EU preparing to raise up to 40 billion euros in loans for Ukraine without US, FT reports

The EU is preparing plans to gather up to 40 billion euros ($44.5 billion) in loans for Ukraine as Budapest keeps disrupting plans on a joint loan with the U.S., the Financial Times reported on Sept. 16, citing sources and a draft proposal. The proposal aims to raise between 20-40 million euros, with the final figure to be set after consultations with member states, and would only require a majority vote, circumventing Hungary’s veto.

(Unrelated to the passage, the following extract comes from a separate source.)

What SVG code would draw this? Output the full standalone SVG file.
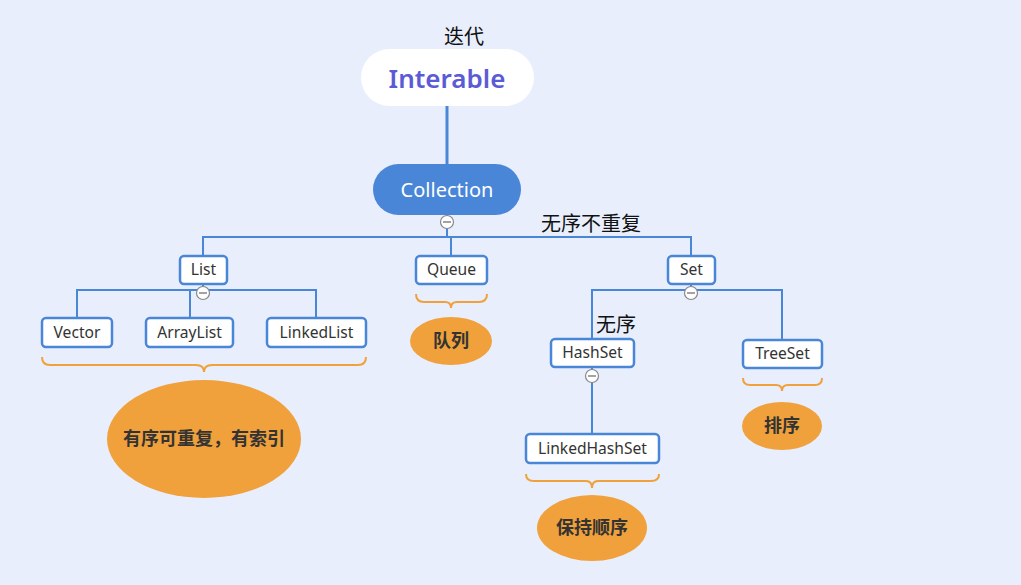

DTEK to invest 140 million euros in energy storage systems to strengthen Ukraine’s energy security

Ukraine’s largest private energy company, DTEK, said in a press release that the energy storage systems will have a capacity of 200 megawatts and will help the country accelerate decentralizing its energy system. Battery storage is key in moving away from a system dominated by a few power stations — easy targets for Russian attacks — to one with thousands of energy sources.

Metinvest to start building new plant in Italy by start of 2025

CEO of Metinvest — Ukraine’s largest steel company — Yuriy Ryzhenkov told Forbes Ukraine in an interview that the new plant in the Italian city of Piombino should be producing steel by the end of 2027. The plant will cost 2.5 billion euros to build and will have a capacity of 2.7 million tons of steel per year, according to Ryzhenkov.

Ukrainian restaurant in Chicago gets Michelin recommendation

The Michelin Guide Chicago September 2024 added Ukrainian restaurant Anelya to its list of must-visit restaurants in the city, the first time a Ukrainian restaurant has made it onto a Michelin list. “Anelya delivers with standout dishes like green borsch with dill, stuffed cabbage, and a zakusky cart loaded with small bites like sunflower seed hummus, all in a charming atmosphere,” Michelin wrote.